→ **RECORDED DATA**:

┄┄┄┄┄┄

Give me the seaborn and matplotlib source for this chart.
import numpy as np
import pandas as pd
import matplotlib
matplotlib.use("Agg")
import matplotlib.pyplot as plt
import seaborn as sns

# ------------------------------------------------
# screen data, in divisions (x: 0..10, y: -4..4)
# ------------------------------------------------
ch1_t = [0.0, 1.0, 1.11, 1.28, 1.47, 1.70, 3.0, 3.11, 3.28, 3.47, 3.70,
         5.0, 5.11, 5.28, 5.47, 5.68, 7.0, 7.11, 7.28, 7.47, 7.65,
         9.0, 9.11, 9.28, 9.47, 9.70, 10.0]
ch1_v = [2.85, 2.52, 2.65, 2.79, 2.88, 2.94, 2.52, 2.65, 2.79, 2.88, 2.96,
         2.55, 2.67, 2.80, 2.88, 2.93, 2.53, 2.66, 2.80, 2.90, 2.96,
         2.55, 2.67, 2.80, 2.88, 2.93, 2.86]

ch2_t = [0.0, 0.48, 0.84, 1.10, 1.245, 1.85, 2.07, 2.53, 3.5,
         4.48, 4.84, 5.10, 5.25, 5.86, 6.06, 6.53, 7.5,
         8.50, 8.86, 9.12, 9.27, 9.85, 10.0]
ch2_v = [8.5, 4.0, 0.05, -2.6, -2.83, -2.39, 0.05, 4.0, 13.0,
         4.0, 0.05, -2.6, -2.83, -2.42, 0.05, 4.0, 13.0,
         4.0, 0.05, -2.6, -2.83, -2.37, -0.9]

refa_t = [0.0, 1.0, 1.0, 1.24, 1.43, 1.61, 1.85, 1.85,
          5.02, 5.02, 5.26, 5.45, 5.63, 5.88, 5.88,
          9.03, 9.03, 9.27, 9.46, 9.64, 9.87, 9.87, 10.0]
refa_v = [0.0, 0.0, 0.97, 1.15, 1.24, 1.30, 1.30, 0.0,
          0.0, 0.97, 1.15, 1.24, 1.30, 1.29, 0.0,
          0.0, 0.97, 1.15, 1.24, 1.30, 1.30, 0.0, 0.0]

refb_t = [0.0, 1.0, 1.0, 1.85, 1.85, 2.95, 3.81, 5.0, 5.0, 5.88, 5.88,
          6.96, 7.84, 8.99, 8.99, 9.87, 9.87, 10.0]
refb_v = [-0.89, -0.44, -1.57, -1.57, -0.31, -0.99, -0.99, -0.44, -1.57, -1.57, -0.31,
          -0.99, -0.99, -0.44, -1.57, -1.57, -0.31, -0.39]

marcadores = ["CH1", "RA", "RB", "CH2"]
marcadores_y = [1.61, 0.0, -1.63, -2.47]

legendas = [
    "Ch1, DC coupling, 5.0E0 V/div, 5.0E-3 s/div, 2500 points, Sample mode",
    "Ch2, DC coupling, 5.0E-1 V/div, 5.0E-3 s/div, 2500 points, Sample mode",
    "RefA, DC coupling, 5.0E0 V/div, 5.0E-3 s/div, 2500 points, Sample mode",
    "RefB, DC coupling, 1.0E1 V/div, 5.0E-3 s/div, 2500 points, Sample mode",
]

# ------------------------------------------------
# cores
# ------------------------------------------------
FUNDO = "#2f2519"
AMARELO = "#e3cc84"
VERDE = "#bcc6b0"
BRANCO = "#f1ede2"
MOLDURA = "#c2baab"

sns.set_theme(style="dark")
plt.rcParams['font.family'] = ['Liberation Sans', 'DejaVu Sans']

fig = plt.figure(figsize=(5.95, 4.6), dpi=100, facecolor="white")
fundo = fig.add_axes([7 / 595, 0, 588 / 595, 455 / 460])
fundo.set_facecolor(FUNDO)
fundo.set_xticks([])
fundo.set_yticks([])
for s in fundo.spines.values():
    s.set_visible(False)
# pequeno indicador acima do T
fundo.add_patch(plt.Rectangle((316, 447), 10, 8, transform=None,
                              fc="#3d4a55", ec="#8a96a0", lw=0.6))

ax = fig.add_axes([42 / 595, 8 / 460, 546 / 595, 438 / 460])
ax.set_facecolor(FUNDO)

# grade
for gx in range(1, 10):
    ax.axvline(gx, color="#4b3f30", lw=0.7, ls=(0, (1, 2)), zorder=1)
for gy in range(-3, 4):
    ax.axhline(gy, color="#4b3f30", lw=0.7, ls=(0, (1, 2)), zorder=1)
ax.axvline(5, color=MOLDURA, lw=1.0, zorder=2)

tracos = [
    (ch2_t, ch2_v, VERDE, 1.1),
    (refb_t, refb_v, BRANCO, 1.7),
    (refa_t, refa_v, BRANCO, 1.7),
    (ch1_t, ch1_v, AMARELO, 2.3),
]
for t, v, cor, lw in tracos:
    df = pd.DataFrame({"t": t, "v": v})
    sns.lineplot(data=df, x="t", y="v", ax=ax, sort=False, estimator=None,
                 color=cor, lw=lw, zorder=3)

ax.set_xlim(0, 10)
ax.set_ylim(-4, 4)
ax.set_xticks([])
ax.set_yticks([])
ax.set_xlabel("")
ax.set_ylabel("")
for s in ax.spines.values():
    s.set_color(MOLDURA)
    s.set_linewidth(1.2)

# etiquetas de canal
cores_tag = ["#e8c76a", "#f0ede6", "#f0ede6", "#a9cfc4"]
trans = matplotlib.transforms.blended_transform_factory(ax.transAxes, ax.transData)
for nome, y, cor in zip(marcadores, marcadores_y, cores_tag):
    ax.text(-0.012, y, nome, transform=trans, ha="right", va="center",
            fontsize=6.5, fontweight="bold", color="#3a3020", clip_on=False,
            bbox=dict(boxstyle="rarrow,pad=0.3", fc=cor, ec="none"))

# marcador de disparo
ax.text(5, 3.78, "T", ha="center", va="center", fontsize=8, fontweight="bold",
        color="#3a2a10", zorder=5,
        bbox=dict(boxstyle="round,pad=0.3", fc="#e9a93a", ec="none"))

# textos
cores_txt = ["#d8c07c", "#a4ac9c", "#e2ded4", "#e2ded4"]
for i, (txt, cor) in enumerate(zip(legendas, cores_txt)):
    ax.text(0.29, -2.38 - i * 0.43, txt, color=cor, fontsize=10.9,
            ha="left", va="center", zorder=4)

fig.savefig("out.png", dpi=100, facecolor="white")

┄┄┄┄┄┄

→ **EXERCISE REQUIREMENTS**: From the first line of the data above to the line holding "import seaborn as sns", reproduce each line exactly; emit no other lines.

→ **WRITTEN SOLUTION**:
Give me the seaborn and matplotlib source for this chart.
import numpy as np
import pandas as pd
import matplotlib
matplotlib.use("Agg")
import matplotlib.pyplot as plt
import seaborn as sns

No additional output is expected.